February 14, 2013,

Dear Friends, Colleagues and Supporters,

As our fiscal year draws to a close on March 31st, we want to express our appreciation to all who have donated to CCJC over the past year. Your donations are essential to the continuation of our work.  If you have not already donated to CCJC, we are asking you to consider a final fiscal year end donation.  Here is why. Your donations have enabled us to accomplish so much this year:

During our 40th anniversary AGM we celebrated the long history of CCJC’s spiritual and social justice activism. That legacy continues as over the past year we developed a new and interactive website www.ccjc.ca and launched our new SAGE e-bulletin. SAGE is a wonderful addition to our work. SAGE invites readers and contributors to reflect on various thematic justice concerns. Our upcoming edition will deal with the challenge given to CCJC members by Pierre Allard during his keynote address at our 4oth anniversary celebration, namely to re-discover and encourage in churches and society a divine image that is loving and a sense of justice that is restorative rather than punitive.

With your support we continue to participate in key coalitions, thus bringing our unique faith-based perspective to their work and discussions.  We produced parish materials for distribution. We led restorative justice workshops in Ottawa and Winnipeg. We delivered a presentation on forgiveness on how corporation-based counsellors could help employees overcome their pain and suffering from the impacts of crime and violence.   Before year end we will participate in a joint government and NGO roundtable discussion on how compassionate models of justice can overcome the human thirst for vengeance.  We continue to address local community and student groups on the work of CCJC, based on our faith informed perspective on justice issues. In these settings we promote compassionate restorative processes, which we believe is fundamental for the healing and safety of community.

Several Restorative Justice projects grew from CCJC input in their crucial beginnings. There was a university forum on ‘Restorative Justice and CCJC’. In Newfoundland, a Federal Government SSHRC grant was granted for a pilot project introducing a relational approach for professional development.* In Ontario, Shalem Mental Health Network initiated an International Institute of Restorative Practices (IIRP) certified Restorative Justice training unit, ‘How to Grow a Restorative Congregation’ to equip faith communities with healing justice. These are among the impacts of CCJC work that nurtures Restorative Justice thinking and practices in a variety of communities across Canada.

We continue to raise public awareness of the issues affecting both offenders and victims. CCJC hosted critical interfaith discussions and developed a response to the chaplaincy cuts made by the federal government. We also maintain contact with inmates and continue to call for the staying of the death penalty sentencing of a Canadian citizen jailed in the United States. Your donations help us to maintain our office and staff, and therefore our presence in Ottawa, while we engage in whatever way possible, the decision makers in the judicial system.

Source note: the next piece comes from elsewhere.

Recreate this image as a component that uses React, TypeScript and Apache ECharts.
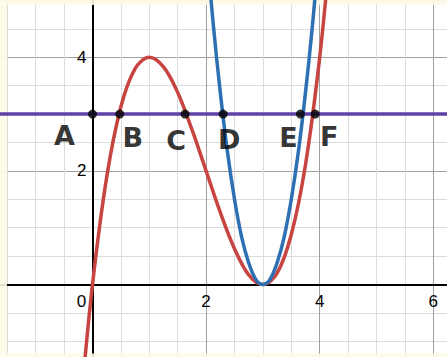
import React, { useEffect, useRef } from "react";
import * as echarts from "echarts";

// Cubic curve (red), sampled along x
const redX = [-0.2, 0, 0.25, 0.5, 0.75, 1, 1.25, 1.5, 1.75, 2, 2.25, 2.5, 2.75, 3, 3.25, 3.5, 3.75, 4, 4.2];
const redY = [-2.05, 0, 1.89, 3.13, 3.8, 4, 3.83, 3.38, 2.73, 2, 1.27, 0.63, 0.17, 0, 0.2, 0.88, 2.11, 4, 6.05];

// Parabola (blue), sampled along x
const blueX = [2, 2.125, 2.25, 2.375, 2.5, 2.625, 2.75, 2.875, 3, 3.125, 3.25, 3.375, 3.5, 3.625, 3.75, 3.875, 4];
const blueY = [6, 4.59, 3.38, 2.34, 1.5, 0.84, 0.38, 0.09, 0, 0.09, 0.38, 0.84, 1.5, 2.34, 3.38, 4.59, 6];

// Horizontal line (purple)
const levelY = 3;

// Marked intersection points on the horizontal line
const pointNames = ["A", "B", "C", "D", "E", "F"];
const pointX = [0, 0.48, 1.63, 2.3, 3.66, 3.92];

// Axis tick labels
const xTickLabels = [0, 2, 4, 6];
const yTickLabels = [2, 4];

// Hand-placed label offsets (px) for each point letter
const labelOffsets: Record<string, [number, number]> = {
  A: [-28, 21],
  B: [13, 23],
  C: [-9, 26],
  D: [6, 25],
  E: [-12, 23],
  F: [14, 22],
};

const W = 447;
const H = 357;

const RED = "#c74440";
const BLUE = "#2d70b3";
const PURPLE = "#6042a6";
const CREAM = "#fdf9e7";
const FONT = "'Liberation Sans', Arial, sans-serif";

export default function App() {
  const ref = useRef<HTMLDivElement>(null);

  useEffect(() => {
    if (!ref.current) return;
    const chart = echarts.init(ref.current, undefined, { renderer: "svg" });

    const creamStrips = [
      { id: "stripTop", type: "rect", z: 1, shape: { x: 0, y: 0, width: W, height: 5 }, style: { fill: CREAM, opacity: 0.9 } },
      { id: "stripLeft", type: "rect", z: 1, shape: { x: 0, y: 5, width: 7, height: H - 5 }, style: { fill: CREAM, opacity: 0.9 } },
      { id: "stripBottom", type: "rect", z: 1, shape: { x: 7, y: 353.5, width: W - 7, height: 4 }, style: { fill: CREAM, opacity: 0.9 } },
    ];

    const axisCommon = {
      type: "value",
      interval: 2,
      axisLine: { onZero: true, lineStyle: { color: "#000", width: 2 } },
      axisTick: { show: false },
      axisLabel: { show: false },
      splitLine: { show: true, lineStyle: { color: "#a0a0a0", width: 1 } },
      minorTick: { show: false, splitNumber: 4 },
      minorSplitLine: { show: true, lineStyle: { color: "#dcdcdc", width: 1 } },
    };

    chart.setOption({
      animation: false,
      backgroundColor: "#ffffff",
      grid: {
        left: -21.1,
        right: -99.9,
        top: -56.3,
        bottom: -41.1,
        containLabel: false,
        outerBoundsMode: "none",
      },
      xAxis: { ...axisCommon, min: -2, max: 8 },
      yAxis: { ...axisCommon, min: -2, max: 6 },
      graphic: creamStrips,
      series: [
        {
          type: "line",
          z: 3,
          data: redX.map((x, i) => [x, redY[i]]),
          smooth: 0.35,
          showSymbol: false,
          lineStyle: { color: RED, width: 3.5 },
        },
        {
          type: "line",
          z: 4,
          data: blueX.map((x, i) => [x, blueY[i]]),
          smooth: 0.35,
          showSymbol: false,
          lineStyle: { color: BLUE, width: 3.5 },
        },
        {
          type: "line",
          z: 5,
          data: [
            [-2, levelY],
            [8, levelY],
          ],
          showSymbol: false,
          lineStyle: { color: PURPLE, width: 3.5 },
        },
        {
          type: "scatter",
          z: 6,
          symbol: "circle",
          symbolSize: 9,
          itemStyle: { color: "#000" },
          data: pointNames.map((name, i) => ({
            value: [pointX[i], levelY],
            name,
            label: {
              show: true,
              position: "inside",
              offset: labelOffsets[name],
              formatter: name,
              color: "#000",
              fontSize: 27,
              fontWeight: "bold",
              fontFamily: "'DejaVu Sans', sans-serif",
            },
          })),
        },
      ],
    });

    // Tick labels sit next to the axes that cross at the origin
    const tickStyle = {
      fill: "#000",
      fontSize: 17,
      fontFamily: FONT,
    };
    const tickTexts: any[] = [];
    xTickLabels.forEach((v) => {
      const [px, py] = chart.convertToPixel({ gridIndex: 0 }, [v, 0]) as number[];
      tickTexts.push({
        id: "xt" + v,
        type: "text",
        z: 10,
        x: px + (v === 0 ? -11 : 0),
        y: py + 8,
        style: { ...tickStyle, text: String(v), align: "center", verticalAlign: "top" },
      });
    });
    yTickLabels.forEach((v) => {
      const [px, py] = chart.convertToPixel({ gridIndex: 0 }, [0, v]) as number[];
      tickTexts.push({
        id: "yt" + v,
        type: "text",
        z: 10,
        x: px - 6,
        y: py,
        style: { ...tickStyle, text: String(v), align: "right", verticalAlign: "middle" },
      });
    });
    chart.setOption({ graphic: [...creamStrips, ...tickTexts] });

    return () => chart.dispose();
  }, []);

  return (
    <div
      ref={ref}
      style={{ position: "absolute", left: 0, top: 0, width: W, height: H, background: "#fff" }}
    />
  );
}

It is up to each one of us to stand behind the conviction of our beliefs and to look for ways to strengthen our collective voice. We seek your support to challenge vengeance and retribution as society’s collective response to pain and suffering from violence and crime. Join with us as we keep alive the call for compassionate, restorative justice measures in our penal institutions, in our communities and in our public education forums as a means to achieve healing and a restorative world.  Help us to continue to represent you in this important work.

 

Sincerely,

Nancy Steeves,

President, The Church Council on Justice and Corrections

 

*This information has been corrected from the hard copy previously sent out to all our contacts. We express our appreciation for the corrected information and issue an apology for previous error.